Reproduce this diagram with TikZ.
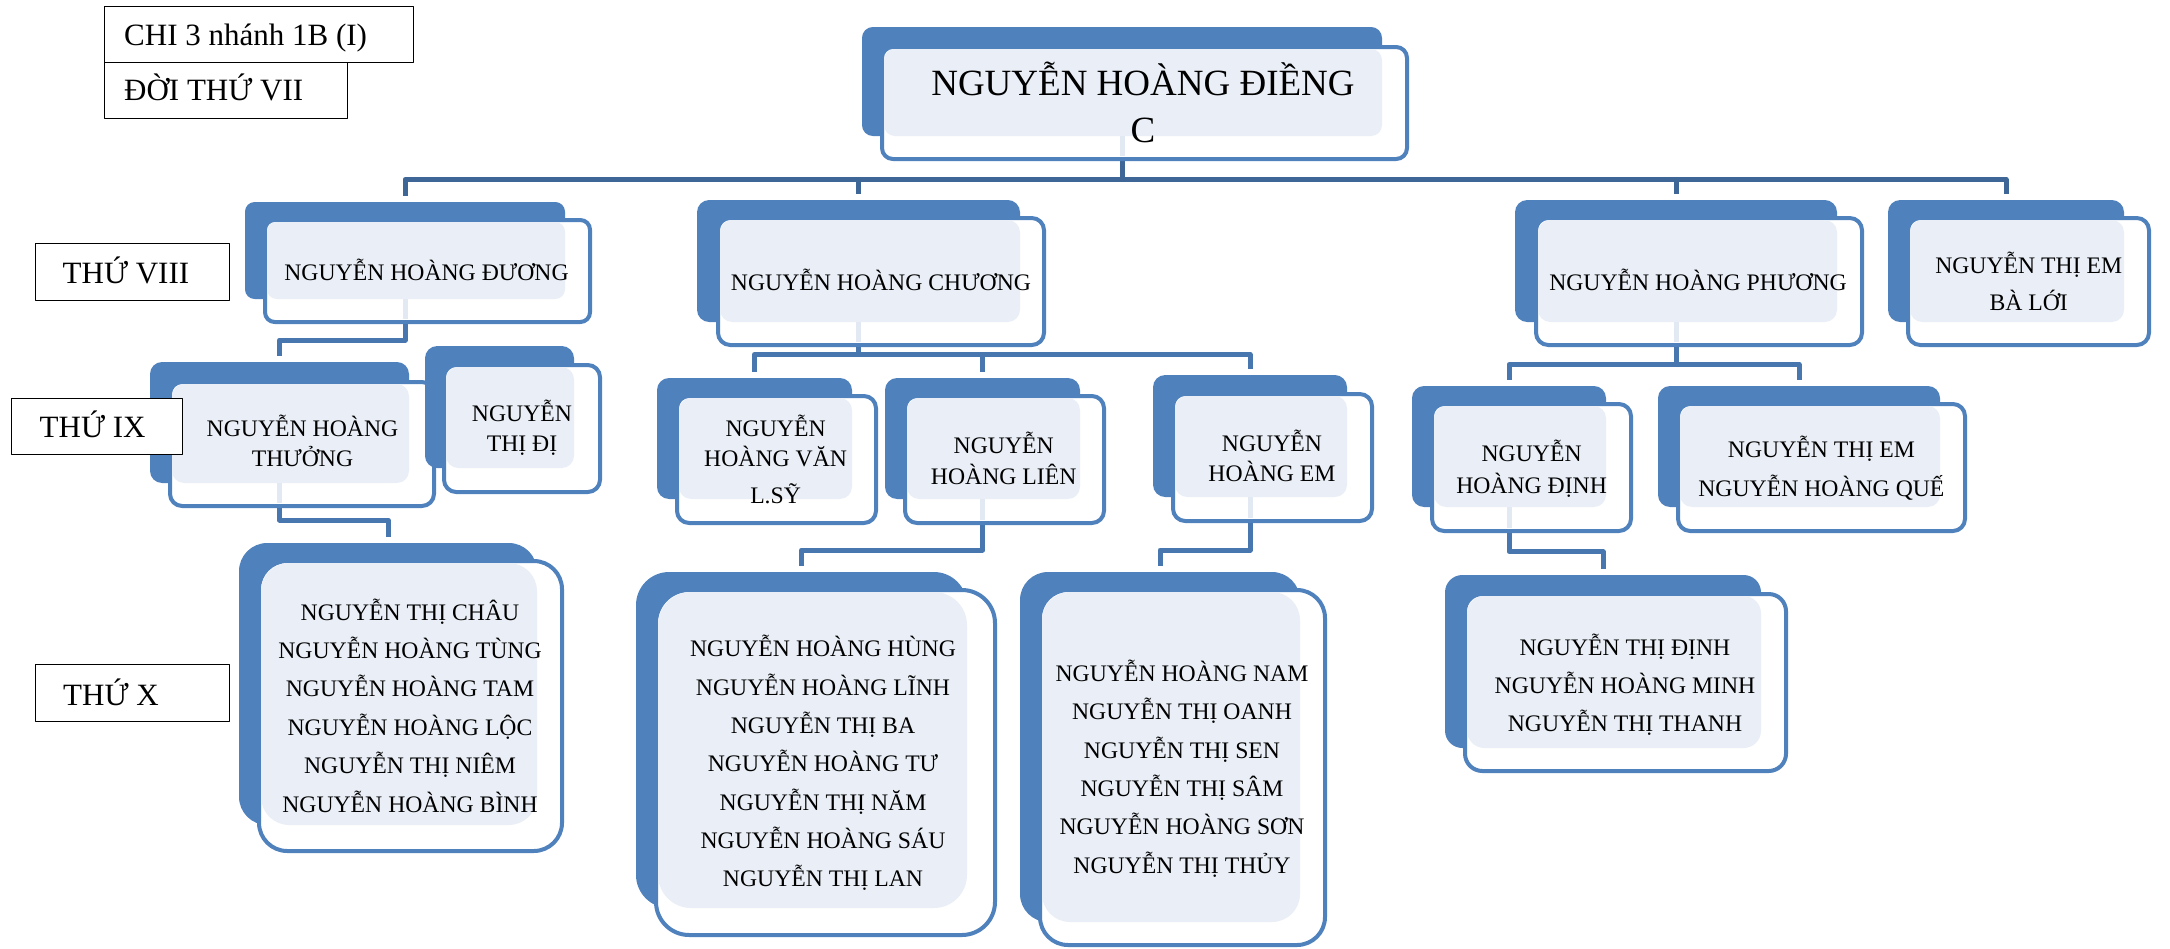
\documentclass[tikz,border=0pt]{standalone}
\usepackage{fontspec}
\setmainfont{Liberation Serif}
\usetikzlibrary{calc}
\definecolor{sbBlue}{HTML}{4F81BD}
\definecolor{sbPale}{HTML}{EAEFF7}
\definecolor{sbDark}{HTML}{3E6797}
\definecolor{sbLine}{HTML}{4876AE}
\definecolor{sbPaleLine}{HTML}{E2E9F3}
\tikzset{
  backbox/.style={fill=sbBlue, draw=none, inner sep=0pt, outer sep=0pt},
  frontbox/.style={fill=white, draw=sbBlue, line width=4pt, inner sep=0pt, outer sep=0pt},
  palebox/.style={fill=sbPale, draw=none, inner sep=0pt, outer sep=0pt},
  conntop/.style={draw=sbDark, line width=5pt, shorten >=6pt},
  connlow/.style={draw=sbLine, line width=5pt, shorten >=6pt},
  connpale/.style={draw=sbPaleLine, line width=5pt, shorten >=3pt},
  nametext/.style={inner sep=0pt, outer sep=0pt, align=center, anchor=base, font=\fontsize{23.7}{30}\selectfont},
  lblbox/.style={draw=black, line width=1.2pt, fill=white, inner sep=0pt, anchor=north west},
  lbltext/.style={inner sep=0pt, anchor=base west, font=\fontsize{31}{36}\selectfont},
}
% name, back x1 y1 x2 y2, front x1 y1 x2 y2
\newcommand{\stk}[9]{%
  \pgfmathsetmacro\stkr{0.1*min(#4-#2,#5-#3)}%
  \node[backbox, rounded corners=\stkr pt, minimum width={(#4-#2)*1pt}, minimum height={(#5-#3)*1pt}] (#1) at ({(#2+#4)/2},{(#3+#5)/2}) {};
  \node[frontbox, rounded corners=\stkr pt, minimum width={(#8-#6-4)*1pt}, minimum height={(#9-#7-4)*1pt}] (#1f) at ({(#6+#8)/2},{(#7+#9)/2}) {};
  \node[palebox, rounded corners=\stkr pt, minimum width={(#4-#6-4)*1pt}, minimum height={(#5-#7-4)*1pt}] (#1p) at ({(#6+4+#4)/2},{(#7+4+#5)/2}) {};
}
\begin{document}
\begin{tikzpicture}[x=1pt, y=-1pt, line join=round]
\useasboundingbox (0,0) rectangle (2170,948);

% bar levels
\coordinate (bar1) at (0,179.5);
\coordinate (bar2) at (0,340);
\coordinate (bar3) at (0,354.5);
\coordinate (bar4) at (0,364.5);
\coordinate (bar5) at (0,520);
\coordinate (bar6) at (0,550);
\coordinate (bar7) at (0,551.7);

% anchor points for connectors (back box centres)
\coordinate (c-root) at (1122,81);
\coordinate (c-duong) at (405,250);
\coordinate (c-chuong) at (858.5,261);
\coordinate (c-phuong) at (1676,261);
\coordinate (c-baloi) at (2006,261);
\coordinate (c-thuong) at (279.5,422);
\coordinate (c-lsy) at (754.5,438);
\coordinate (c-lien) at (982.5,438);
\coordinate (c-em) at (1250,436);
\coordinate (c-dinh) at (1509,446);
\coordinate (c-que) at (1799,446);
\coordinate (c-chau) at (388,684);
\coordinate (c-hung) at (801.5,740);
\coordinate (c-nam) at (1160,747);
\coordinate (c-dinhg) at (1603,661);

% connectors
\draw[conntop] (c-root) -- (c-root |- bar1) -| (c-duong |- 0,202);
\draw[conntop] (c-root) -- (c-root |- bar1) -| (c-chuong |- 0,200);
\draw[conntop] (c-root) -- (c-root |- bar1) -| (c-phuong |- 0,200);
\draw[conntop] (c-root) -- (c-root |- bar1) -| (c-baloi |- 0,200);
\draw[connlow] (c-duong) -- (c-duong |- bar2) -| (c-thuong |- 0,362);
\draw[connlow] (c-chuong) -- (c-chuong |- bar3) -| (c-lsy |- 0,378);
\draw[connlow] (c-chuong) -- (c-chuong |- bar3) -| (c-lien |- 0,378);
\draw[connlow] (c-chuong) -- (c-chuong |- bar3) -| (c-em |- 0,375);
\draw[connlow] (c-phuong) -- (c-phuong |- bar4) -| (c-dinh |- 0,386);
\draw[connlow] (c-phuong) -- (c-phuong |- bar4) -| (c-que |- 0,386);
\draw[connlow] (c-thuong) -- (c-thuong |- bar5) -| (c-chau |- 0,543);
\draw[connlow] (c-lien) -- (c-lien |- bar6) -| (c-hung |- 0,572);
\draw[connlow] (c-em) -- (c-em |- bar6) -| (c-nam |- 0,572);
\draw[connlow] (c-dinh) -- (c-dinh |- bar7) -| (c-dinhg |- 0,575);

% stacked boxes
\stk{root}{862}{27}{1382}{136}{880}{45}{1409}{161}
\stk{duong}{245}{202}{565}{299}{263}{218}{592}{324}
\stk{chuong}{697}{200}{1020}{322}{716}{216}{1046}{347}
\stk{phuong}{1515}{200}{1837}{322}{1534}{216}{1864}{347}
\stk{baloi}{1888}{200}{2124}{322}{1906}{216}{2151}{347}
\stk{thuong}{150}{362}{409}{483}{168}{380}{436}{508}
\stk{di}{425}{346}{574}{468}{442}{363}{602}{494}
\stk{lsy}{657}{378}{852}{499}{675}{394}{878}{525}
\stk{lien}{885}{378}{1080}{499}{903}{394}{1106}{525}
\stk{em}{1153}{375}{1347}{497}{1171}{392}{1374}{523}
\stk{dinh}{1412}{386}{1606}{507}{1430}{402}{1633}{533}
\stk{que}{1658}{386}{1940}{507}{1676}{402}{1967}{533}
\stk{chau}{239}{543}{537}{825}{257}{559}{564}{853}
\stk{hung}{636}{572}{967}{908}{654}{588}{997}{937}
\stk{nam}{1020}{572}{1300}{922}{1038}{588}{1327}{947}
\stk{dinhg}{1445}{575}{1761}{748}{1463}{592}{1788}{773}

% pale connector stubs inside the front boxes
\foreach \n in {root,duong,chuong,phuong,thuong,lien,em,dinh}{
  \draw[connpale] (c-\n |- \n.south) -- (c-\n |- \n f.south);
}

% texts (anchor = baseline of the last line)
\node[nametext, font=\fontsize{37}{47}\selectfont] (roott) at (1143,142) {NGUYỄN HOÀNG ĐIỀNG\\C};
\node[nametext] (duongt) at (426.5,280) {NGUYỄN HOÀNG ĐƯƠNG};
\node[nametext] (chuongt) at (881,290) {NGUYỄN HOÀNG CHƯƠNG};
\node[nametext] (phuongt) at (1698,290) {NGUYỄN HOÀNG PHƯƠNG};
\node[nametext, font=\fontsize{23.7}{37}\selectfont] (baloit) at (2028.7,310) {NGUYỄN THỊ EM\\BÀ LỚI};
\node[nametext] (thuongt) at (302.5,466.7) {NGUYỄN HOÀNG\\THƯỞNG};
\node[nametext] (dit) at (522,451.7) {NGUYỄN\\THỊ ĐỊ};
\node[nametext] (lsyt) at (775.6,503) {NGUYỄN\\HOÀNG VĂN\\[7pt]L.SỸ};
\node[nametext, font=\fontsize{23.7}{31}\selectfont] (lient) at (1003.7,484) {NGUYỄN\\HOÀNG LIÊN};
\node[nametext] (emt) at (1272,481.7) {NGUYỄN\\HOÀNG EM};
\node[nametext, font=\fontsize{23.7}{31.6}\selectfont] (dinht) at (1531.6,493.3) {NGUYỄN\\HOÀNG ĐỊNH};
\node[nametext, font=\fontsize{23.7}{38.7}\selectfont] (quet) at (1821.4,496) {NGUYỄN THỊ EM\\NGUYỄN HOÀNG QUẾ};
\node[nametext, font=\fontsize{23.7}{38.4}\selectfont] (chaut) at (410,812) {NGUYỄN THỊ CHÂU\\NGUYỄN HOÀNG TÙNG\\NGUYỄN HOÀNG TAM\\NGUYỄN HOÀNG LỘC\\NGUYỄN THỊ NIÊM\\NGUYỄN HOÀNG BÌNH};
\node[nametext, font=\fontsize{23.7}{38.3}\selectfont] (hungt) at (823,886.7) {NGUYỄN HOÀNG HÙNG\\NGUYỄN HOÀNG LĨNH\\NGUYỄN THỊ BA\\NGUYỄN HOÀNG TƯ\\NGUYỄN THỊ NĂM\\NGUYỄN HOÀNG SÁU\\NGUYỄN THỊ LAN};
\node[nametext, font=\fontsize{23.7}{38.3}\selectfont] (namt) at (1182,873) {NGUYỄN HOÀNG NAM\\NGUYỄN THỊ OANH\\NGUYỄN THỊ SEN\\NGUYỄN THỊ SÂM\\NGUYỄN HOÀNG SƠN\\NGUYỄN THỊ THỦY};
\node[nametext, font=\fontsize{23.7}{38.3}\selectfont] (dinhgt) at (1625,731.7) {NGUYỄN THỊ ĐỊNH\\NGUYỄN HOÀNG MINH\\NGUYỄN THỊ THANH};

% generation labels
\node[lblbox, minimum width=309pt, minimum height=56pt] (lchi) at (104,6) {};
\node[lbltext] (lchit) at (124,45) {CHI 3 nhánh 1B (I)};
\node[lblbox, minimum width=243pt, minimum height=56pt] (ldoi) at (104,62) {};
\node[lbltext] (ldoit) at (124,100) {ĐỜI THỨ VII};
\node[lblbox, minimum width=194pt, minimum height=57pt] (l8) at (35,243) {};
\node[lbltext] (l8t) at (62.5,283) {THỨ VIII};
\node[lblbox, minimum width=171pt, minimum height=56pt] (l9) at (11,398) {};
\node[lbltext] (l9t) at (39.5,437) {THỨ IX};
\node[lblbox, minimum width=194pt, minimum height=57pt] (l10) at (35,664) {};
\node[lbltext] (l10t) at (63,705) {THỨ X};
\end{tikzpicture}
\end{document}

WORK TO BE COMPLETED: Repeat the lines exactly as they stand, from the opening line of the data through the line with "(bar7) at (0,551.7);". Pictures stay out of the copy.

RESULT:
Reproduce this diagram with TikZ.
\documentclass[tikz,border=0pt]{standalone}
\usepackage{fontspec}
\setmainfont{Liberation Serif}
\usetikzlibrary{calc}
\definecolor{sbBlue}{HTML}{4F81BD}
\definecolor{sbPale}{HTML}{EAEFF7}
\definecolor{sbDark}{HTML}{3E6797}
\definecolor{sbLine}{HTML}{4876AE}
\definecolor{sbPaleLine}{HTML}{E2E9F3}
\tikzset{
  backbox/.style={fill=sbBlue, draw=none, inner sep=0pt, outer sep=0pt},
  frontbox/.style={fill=white, draw=sbBlue, line width=4pt, inner sep=0pt, outer sep=0pt},
  palebox/.style={fill=sbPale, draw=none, inner sep=0pt, outer sep=0pt},
  conntop/.style={draw=sbDark, line width=5pt, shorten >=6pt},
  connlow/.style={draw=sbLine, line width=5pt, shorten >=6pt},
  connpale/.style={draw=sbPaleLine, line width=5pt, shorten >=3pt},
  nametext/.style={inner sep=0pt, outer sep=0pt, align=center, anchor=base, font=\fontsize{23.7}{30}\selectfont},
  lblbox/.style={draw=black, line width=1.2pt, fill=white, inner sep=0pt, anchor=north west},
  lbltext/.style={inner sep=0pt, anchor=base west, font=\fontsize{31}{36}\selectfont},
}
% name, back x1 y1 x2 y2, front x1 y1 x2 y2
\newcommand{\stk}[9]{%
  \pgfmathsetmacro\stkr{0.1*min(#4-#2,#5-#3)}%
  \node[backbox, rounded corners=\stkr pt, minimum width={(#4-#2)*1pt}, minimum height={(#5-#3)*1pt}] (#1) at ({(#2+#4)/2},{(#3+#5)/2}) {};
  \node[frontbox, rounded corners=\stkr pt, minimum width={(#8-#6-4)*1pt}, minimum height={(#9-#7-4)*1pt}] (#1f) at ({(#6+#8)/2},{(#7+#9)/2}) {};
  \node[palebox, rounded corners=\stkr pt, minimum width={(#4-#6-4)*1pt}, minimum height={(#5-#7-4)*1pt}] (#1p) at ({(#6+4+#4)/2},{(#7+4+#5)/2}) {};
}
\begin{document}
\begin{tikzpicture}[x=1pt, y=-1pt, line join=round]
\useasboundingbox (0,0) rectangle (2170,948);

% bar levels
\coordinate (bar1) at (0,179.5);
\coordinate (bar2) at (0,340);
\coordinate (bar3) at (0,354.5);
\coordinate (bar4) at (0,364.5);
\coordinate (bar5) at (0,520);
\coordinate (bar6) at (0,550);
\coordinate (bar7) at (0,551.7);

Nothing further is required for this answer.